The international community has invested enormous time and energy in building the international human rights system over the past 70 years. Yet for as long as that system has existed, commentators have questioned the degree to which it is capable of, and is succeeding in, securing real-world change – i.e. demonstrable improvements in the on-the-ground enjoyment of human rights. According to this narrative, a significant ‘implementation gap’ has been allowed to develop between universal values and local realities.

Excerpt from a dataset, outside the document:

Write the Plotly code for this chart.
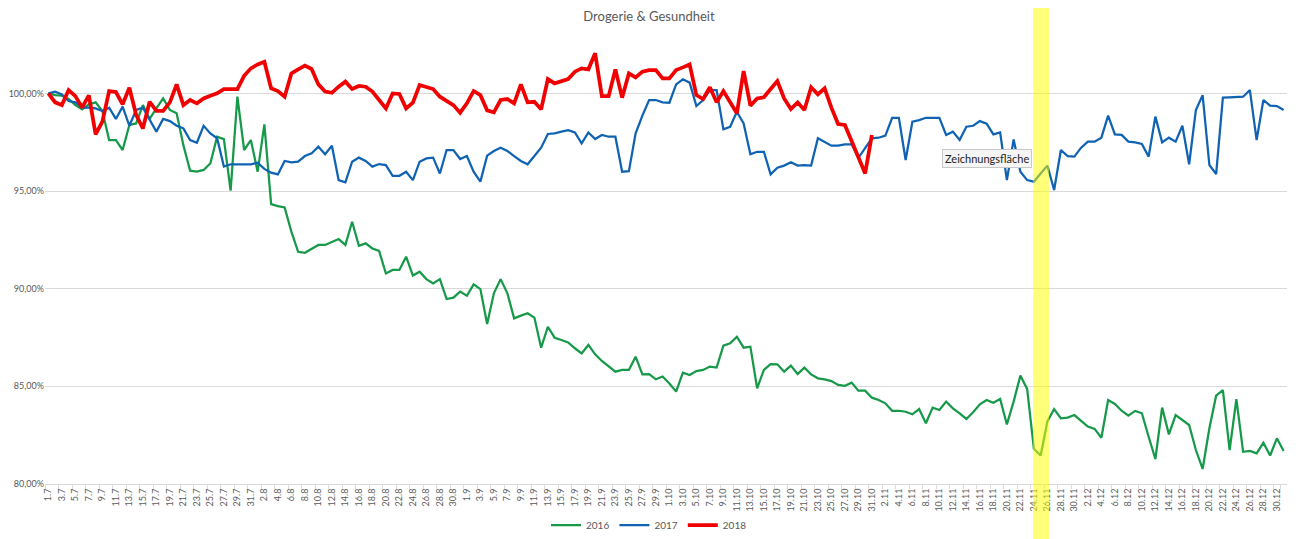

While some of this criticism is undoubtedly justified, the stark truth is that – at least at an empirical level – we simply do not know the true degree to which States are implementing the recommendations they receive from the United Nations human rights mechanisms. Nor – by extension – can we say for certain whether the UN human rights pillar, supported by the wider UN system, is delivering real change on the ground. That is because, with a few exceptions, no one – inside or outside the UN – has made a concerted effort to track the results of States’ engagement with the three main mechanisms (across each phase of the reporting–implementation–reporting cycle) or to measure (empirically) its on-the-ground impact on the enjoyment of human rights. Nor has there been a concerted effort to assess the degree to which UN entities have been able to leverage States’ engagement with the mechanisms to inform and support domestic human rights progress.

Until now.

The six country case studies presented in this groundbreaking new report by UNICEF and URG, show, beyond question (based on anecdotal and empirical evidence), that the UN human rights compliance mechanisms, complemented by the wider UN system, have had and continue to have a clear and measurable impact on the domestic enjoyment of human rights (in this case, children’s rights). Each case study presents examples of how States’ reports, complemented by UN alternative reports, have been able to exert significant influence on the analyses and recommendations of the three main human rights mechanisms; how those recommendations have in-turn influenced (and in many cases, shaped) States’ laws, policies and practices in the fields concerned; how UN Country Teams (and bilateral donors) have been able to work with States to support domestic implementation, as well as the measurement of change/impact; and, finally, how information on progress has been fed back into the reporting–implementation–reporting cycle via periodic national and alternative reports to the mechanisms.